• _Exercise materials_
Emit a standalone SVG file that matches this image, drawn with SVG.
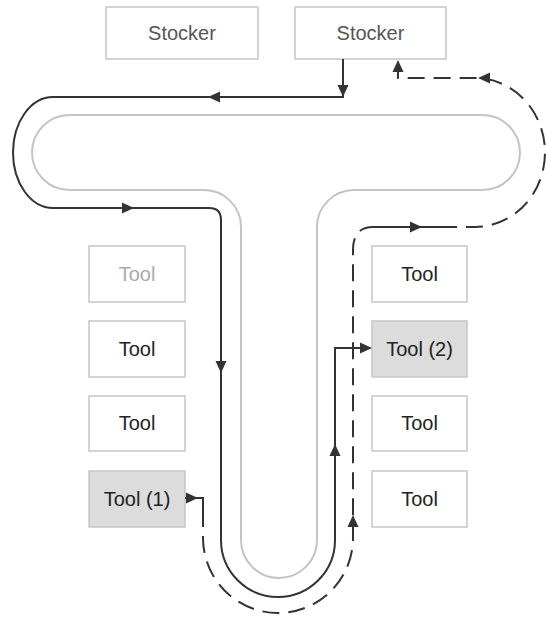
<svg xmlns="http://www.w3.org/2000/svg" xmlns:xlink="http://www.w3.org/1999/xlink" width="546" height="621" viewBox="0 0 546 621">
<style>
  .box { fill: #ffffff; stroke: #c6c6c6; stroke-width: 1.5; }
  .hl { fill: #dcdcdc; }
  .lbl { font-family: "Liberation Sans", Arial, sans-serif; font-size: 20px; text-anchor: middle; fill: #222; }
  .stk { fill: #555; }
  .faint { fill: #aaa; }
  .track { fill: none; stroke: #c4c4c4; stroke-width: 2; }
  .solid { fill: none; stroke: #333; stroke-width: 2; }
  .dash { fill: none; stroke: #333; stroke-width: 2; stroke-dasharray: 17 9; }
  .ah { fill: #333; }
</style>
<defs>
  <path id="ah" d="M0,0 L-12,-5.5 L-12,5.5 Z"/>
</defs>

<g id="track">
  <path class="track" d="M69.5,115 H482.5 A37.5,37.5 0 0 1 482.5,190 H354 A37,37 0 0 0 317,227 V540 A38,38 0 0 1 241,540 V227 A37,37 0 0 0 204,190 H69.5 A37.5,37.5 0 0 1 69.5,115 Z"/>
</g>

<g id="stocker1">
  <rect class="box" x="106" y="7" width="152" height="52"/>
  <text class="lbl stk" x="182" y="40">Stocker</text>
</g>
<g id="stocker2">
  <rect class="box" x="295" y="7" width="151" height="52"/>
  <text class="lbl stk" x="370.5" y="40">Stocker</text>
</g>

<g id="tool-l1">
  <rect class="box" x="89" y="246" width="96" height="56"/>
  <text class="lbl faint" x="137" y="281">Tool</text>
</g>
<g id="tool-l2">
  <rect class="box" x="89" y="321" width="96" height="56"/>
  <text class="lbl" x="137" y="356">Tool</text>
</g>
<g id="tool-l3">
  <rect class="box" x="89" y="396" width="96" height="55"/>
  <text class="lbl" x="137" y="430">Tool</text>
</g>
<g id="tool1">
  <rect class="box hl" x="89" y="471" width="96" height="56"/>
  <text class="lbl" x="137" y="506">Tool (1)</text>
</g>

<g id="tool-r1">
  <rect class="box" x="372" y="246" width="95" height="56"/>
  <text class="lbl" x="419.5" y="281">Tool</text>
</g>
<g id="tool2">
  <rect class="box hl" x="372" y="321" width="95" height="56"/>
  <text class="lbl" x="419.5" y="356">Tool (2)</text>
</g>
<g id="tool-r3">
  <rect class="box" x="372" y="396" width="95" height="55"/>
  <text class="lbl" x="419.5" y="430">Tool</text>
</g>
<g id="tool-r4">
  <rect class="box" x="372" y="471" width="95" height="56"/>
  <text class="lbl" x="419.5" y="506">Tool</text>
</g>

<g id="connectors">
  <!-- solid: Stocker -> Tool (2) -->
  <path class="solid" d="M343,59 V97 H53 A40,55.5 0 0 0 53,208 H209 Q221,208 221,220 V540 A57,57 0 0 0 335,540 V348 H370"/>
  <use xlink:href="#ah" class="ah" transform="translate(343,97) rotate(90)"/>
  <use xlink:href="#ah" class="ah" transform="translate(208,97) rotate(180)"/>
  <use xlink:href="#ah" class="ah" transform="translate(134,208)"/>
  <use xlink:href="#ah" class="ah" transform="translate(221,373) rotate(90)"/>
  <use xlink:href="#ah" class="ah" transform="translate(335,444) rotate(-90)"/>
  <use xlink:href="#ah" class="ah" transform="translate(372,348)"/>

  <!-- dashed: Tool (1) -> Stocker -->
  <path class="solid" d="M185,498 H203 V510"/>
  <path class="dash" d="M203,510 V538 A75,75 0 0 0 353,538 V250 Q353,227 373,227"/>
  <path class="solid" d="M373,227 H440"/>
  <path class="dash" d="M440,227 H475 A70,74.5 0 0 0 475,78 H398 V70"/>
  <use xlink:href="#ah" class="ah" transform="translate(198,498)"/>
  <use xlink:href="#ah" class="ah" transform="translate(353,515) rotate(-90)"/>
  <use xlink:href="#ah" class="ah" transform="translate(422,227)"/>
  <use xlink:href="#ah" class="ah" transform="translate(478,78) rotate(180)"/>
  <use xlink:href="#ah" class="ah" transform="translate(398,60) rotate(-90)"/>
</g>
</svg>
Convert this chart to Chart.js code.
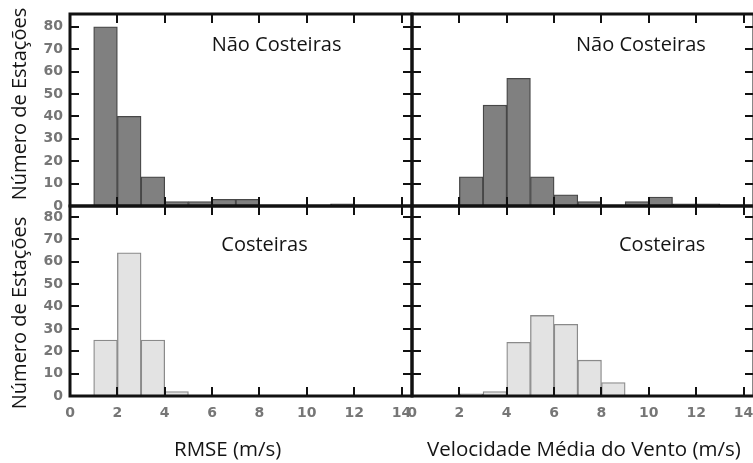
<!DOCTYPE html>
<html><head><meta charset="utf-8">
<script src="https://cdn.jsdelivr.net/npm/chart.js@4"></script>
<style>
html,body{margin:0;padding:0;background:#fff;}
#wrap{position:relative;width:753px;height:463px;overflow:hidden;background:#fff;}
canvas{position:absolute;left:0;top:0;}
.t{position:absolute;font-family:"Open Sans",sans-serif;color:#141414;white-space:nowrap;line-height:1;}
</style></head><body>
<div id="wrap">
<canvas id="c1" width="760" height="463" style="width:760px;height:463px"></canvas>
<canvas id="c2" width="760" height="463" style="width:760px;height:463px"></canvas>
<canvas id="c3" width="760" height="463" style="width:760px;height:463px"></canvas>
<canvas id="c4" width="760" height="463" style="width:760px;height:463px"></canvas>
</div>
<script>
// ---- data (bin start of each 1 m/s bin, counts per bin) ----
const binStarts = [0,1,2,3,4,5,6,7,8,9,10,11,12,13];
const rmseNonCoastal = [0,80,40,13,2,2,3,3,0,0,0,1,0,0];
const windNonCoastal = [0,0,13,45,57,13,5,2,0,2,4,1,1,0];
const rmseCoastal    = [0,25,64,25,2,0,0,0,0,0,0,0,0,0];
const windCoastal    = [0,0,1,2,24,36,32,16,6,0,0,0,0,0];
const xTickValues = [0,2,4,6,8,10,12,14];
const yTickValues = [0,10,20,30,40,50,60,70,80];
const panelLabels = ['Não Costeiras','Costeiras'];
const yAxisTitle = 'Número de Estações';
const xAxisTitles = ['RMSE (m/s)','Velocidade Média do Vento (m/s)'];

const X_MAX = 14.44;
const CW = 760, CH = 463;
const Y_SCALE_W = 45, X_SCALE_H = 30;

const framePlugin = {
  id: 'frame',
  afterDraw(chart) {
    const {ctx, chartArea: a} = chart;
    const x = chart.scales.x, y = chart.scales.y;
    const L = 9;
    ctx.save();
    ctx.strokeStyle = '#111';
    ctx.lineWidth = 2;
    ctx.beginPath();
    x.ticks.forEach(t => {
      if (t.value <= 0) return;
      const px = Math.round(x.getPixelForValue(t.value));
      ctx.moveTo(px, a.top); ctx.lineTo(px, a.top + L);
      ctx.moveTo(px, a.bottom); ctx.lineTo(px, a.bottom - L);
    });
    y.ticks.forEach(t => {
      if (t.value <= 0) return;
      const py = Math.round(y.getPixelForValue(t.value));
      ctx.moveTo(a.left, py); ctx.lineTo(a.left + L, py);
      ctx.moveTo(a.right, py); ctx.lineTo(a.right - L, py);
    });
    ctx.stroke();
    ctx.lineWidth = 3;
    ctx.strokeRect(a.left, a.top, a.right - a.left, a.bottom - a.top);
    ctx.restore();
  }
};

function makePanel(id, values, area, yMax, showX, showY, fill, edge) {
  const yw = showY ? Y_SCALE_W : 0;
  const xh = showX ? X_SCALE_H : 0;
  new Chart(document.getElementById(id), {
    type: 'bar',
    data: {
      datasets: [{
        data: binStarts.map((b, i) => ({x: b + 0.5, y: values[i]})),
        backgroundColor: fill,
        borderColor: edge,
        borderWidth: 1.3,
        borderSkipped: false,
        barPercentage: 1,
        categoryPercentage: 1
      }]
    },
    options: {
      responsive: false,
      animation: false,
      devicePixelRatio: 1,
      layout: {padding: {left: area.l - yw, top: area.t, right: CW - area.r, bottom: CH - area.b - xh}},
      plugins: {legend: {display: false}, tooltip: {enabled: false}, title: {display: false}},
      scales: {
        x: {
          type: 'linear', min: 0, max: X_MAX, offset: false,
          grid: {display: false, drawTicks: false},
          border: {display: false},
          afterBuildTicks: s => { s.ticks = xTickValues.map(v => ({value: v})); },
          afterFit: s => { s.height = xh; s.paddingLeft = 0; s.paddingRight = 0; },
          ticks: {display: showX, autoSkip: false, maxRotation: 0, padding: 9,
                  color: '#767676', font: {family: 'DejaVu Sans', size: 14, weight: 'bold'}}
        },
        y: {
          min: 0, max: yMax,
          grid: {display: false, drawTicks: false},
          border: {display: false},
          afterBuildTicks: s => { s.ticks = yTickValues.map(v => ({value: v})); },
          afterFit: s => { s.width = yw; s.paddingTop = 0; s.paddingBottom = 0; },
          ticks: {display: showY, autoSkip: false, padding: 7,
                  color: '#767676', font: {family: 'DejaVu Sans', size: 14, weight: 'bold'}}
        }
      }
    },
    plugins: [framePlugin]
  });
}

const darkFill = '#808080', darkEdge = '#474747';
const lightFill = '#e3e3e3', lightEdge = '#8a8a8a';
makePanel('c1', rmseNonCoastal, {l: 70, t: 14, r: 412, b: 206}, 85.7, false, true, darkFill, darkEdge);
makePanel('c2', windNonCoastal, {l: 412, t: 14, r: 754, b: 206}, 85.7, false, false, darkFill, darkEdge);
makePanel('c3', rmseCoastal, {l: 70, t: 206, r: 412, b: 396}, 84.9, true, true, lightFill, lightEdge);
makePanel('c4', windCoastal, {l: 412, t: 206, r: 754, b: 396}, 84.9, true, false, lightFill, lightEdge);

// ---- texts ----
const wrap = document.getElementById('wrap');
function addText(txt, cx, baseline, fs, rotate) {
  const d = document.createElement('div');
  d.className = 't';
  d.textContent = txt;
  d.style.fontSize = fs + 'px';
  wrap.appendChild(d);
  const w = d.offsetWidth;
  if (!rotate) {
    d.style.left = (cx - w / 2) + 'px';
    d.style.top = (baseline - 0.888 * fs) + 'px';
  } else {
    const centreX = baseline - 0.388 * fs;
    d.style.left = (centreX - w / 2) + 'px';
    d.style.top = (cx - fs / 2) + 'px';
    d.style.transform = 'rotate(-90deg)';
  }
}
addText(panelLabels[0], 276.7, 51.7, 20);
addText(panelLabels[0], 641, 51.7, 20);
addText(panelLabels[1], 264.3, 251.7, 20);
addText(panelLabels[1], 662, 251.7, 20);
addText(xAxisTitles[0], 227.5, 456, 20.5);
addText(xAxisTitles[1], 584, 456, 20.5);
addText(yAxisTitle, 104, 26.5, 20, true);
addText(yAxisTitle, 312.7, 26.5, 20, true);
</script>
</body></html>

• _Do this_
Pictures do not belong in the copy. Reproduce exactly the lines from the one with "Convert this chart to Chart.js code." to the one with "const Y_SCALE_W = 45, X_SCALE_H = 30;", both lines included.

• _The output_
Convert this chart to Chart.js code.
<!DOCTYPE html>
<html><head><meta charset="utf-8">
<script src="https://cdn.jsdelivr.net/npm/chart.js@4"></script>
<style>
html,body{margin:0;padding:0;background:#fff;}
#wrap{position:relative;width:753px;height:463px;overflow:hidden;background:#fff;}
canvas{position:absolute;left:0;top:0;}
.t{position:absolute;font-family:"Open Sans",sans-serif;color:#141414;white-space:nowrap;line-height:1;}
</style></head><body>
<div id="wrap">
<canvas id="c1" width="760" height="463" style="width:760px;height:463px"></canvas>
<canvas id="c2" width="760" height="463" style="width:760px;height:463px"></canvas>
<canvas id="c3" width="760" height="463" style="width:760px;height:463px"></canvas>
<canvas id="c4" width="760" height="463" style="width:760px;height:463px"></canvas>
</div>
<script>
// ---- data (bin start of each 1 m/s bin, counts per bin) ----
const binStarts = [0,1,2,3,4,5,6,7,8,9,10,11,12,13];
const rmseNonCoastal = [0,80,40,13,2,2,3,3,0,0,0,1,0,0];
const windNonCoastal = [0,0,13,45,57,13,5,2,0,2,4,1,1,0];
const rmseCoastal    = [0,25,64,25,2,0,0,0,0,0,0,0,0,0];
const windCoastal    = [0,0,1,2,24,36,32,16,6,0,0,0,0,0];
const xTickValues = [0,2,4,6,8,10,12,14];
const yTickValues = [0,10,20,30,40,50,60,70,80];
const panelLabels = ['Não Costeiras','Costeiras'];
const yAxisTitle = 'Número de Estações';
const xAxisTitles = ['RMSE (m/s)','Velocidade Média do Vento (m/s)'];

const X_MAX = 14.44;
const CW = 760, CH = 463;
const Y_SCALE_W = 45, X_SCALE_H = 30;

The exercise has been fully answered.